5 Oil and Gas Stocks Analysts Want You to Buy
Whiting Petroleum: Rockin’ the Bakken Again?
Posting a smaller than expected loss may not be enough to rekindle buyout hopes for this Bakken oil player, even if Whiting saw numerous positive calls. Whiting shares closed at $37.68 on Friday, and its 52-week range is $24.13 to $92.92. Whiting was raised to Buy from Neutral, and the price target was raised to $44 from $34 (versus the prior $35.13 close) at SunTrust Robinson Humphrey early last week.
Then Whiting was reiterated as Buy with a $52 price target by Sterne Agee CRT’s Tim Rezvan toward the end of the week. His report said:
Despite weaker-than-expected natural gas/NGL realizations, core results from Whiting’s oily portfolio were strong. Production beat expectations, lease operation expense was at its lowest level since ’05 and updated 2015 guidance suggests realizations should tighten and cash costs should decrease.
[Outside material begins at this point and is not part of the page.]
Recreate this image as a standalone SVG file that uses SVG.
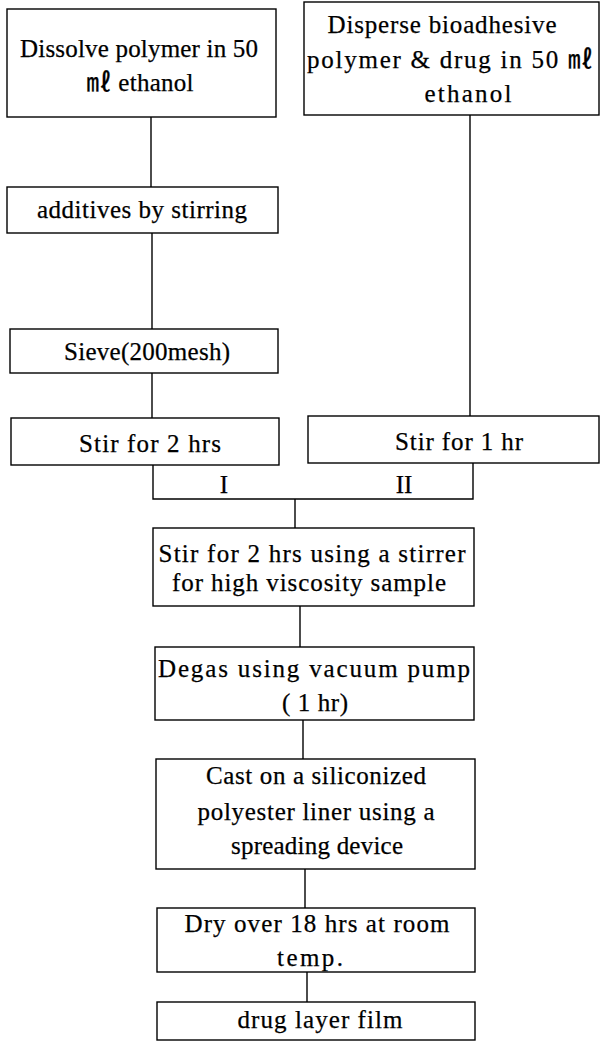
<svg xmlns="http://www.w3.org/2000/svg" width="601" height="1042" viewBox="0 0 601 1042">
<style>
rect{fill:#fff;stroke:#000;stroke-width:1.4}
.c{fill:none;stroke:#000;stroke-width:1.4}
text{font-family:"Liberation Serif","Noto Sans CJK KR",serif;font-size:25px;fill:#000;text-anchor:middle;stroke:#000;stroke-width:0.25}
</style>
<rect x="0" y="0" width="601" height="1042" style="stroke:none"/>
<g id="connectors">
<path class="c" d="M151 117V187"/>
<path class="c" d="M152 233V329"/>
<path class="c" d="M152 373V418"/>
<path class="c" d="M470 115V416"/>
<path class="c" d="M153 465V499H473V463"/>
<path class="c" d="M295 499V528"/>
<path class="c" d="M300 606V647"/>
<path class="c" d="M303 720V759"/>
<path class="c" d="M305 869V908"/>
<path class="c" d="M307 972V1002"/>
</g>
<g id="n1">
<rect x="7" y="9" width="269" height="108"/>
<text x="139" y="57" textLength="238" lengthAdjust="spacing">Dissolve polymer in 50</text>
<text x="140" y="91" textLength="107" lengthAdjust="spacing">㎖ ethanol</text>
</g>
<g id="n2">
<rect x="304" y="2" width="295" height="113"/>
<text x="442" y="33" textLength="229" lengthAdjust="spacing">Disperse bioadhesive</text>
<text x="450" y="68" textLength="286" lengthAdjust="spacing">polymer &amp; drug in 50 ㎖</text>
<text x="468" y="102" textLength="87" lengthAdjust="spacing">ethanol</text>
</g>
<g id="n3">
<rect x="7" y="187" width="271" height="46"/>
<text x="142" y="218" textLength="210" lengthAdjust="spacing">additives by stirring</text>
</g>
<g id="n4">
<rect x="10" y="329" width="268" height="44"/>
<text x="147" y="360" textLength="166" lengthAdjust="spacing">Sieve(200mesh)</text>
</g>
<g id="n5">
<rect x="11" y="418" width="268" height="47"/>
<text x="150" y="452" textLength="142" lengthAdjust="spacing">Stir for 2 hrs</text>
</g>
<g id="n6">
<rect x="308" y="416" width="291" height="47"/>
<text x="459" y="450" textLength="128" lengthAdjust="spacing">Stir for 1 hr</text>
</g>
<g id="labels">
<text x="224" y="493">I</text>
<text x="404" y="493">II</text>
</g>
<g id="n7">
<rect x="153" y="528" width="321" height="78"/>
<text x="312" y="562" textLength="307" lengthAdjust="spacing">Stir for 2 hrs using a stirrer</text>
<text x="309" y="591" textLength="274" lengthAdjust="spacing">for high viscosity sample</text>
</g>
<g id="n8">
<rect x="155" y="647" width="319" height="73"/>
<text x="314" y="677" textLength="312" lengthAdjust="spacing">Degas using vacuum pump</text>
<text x="315" y="711" textLength="66" lengthAdjust="spacing">( 1 hr)</text>
</g>
<g id="n9">
<rect x="156" y="759" width="319" height="110"/>
<text x="316" y="784" textLength="220" lengthAdjust="spacing">Cast on a siliconized</text>
<text x="316" y="820" textLength="237" lengthAdjust="spacing">polyester liner using a</text>
<text x="317" y="854" textLength="172" lengthAdjust="spacing">spreading device</text>
</g>
<g id="n10">
<rect x="157" y="908" width="318" height="64"/>
<text x="317" y="932" textLength="265" lengthAdjust="spacing">Dry over 18 hrs at room</text>
<text x="310" y="966" textLength="66" lengthAdjust="spacing">temp.</text>
</g>
<g id="n11">
<rect x="157" y="1002" width="318" height="38"/>
<text x="320" y="1028" textLength="165" lengthAdjust="spacing">drug layer film</text>
</g>
</svg>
Oppenheimer maintained an Outperform rating and raised its target to $47 from $40. The Oppenheimer report said:
With Whiting now likely to run cash-flow neutral next year while generating $500 million to $1 billion from asset sales, we see the EV/EBITDA discount to the E&P group narrowing to 20%, and increase our price target to $47 from $40 (using a 27% discount). Whiting also reported impressive results from slickwater fracs and recently acquired Kodiak acreage.
Merrill Lynch reiterated its Buy rating with a $45 price objective. The firm said:
Production of 166.9Mboe/d came in above the high end of guidance, reflecting Whiting’s continued success with new completions in the Bakken. … In our view, Whiting remains one of the cheapest ways to play a continued recovery in the oil price.
YPF: Don’t Cry for Me Argentina
YPF S.A. (NYSE: YPF) was given one of the larger upgrades, on a basis of price target to the current share price, but this is the Argentine play, so on the surface it would seem to have the most risk as well. JPMorgan raised the rating to Overweight and gave a $440 price target at the time. YPF’s American depositary shares closed out the week in New York trading at $30.95 per share, against a 52-week range of $20.83 to $41.74. That 52-week range and current share price should give you an idea of the volatility it can see.
The JPMorgan report said that YPF is likely to continue benefiting from a supportive fuel pricing policy near-term, which would allow for higher price realization that would allow it to cope with $6 billion in capital expenditures. JPMorgan’s valuation is concentrated on conventional resources and downstream, with the unconventional oil and gas projects still being in the early stages and adding only a small amount to a sum of the parts valuation.
JPMorgan’s team also believes that country-risk tailwinds are likely to help shares going into the reelection of President Cristina Fernandez de Kirchner this coming October. While JPMorgan also talked about this trading at a discount to global peers, 24/7 Wall St. would remind readers why: this is a troubled Latin American nation that has a history of trying to take away what it wants with foreign investors holding an empty bag.
24/7 Wall St. would also point to a past research note from Merrill Lynch back in March. The firm raised YPF to Buy with a $39 price target, based largely on expected country risk improvement at the time. A much more recent report from Merrill Lynch, from April 29, said:
There is great expectation for changes in Argentina that could come under a new government after the fourth quarter of 2015 election. While the end result of potential changes should be, on balance, favorable for the energy sector, key challenges remain. Despite challenges, we remain positive on the Argentine oil and gas sector, with Buy ratings on both YPF and Petrobras Argentina.
Again, the aim here is not to see which oil and gas stocks are going to pop on news coverage or on any one-quarter earnings expectations. It is for investors who are taking long-term views, looking for companies that offer value or that may have been oversold during the crushing oil price carnage that took place in late 2014 and early 2015. Not all these companies have the same risk parameters. That being said, investors should do their own due diligence, and the caveat that you must understand what it is that you really own must be kept in mind.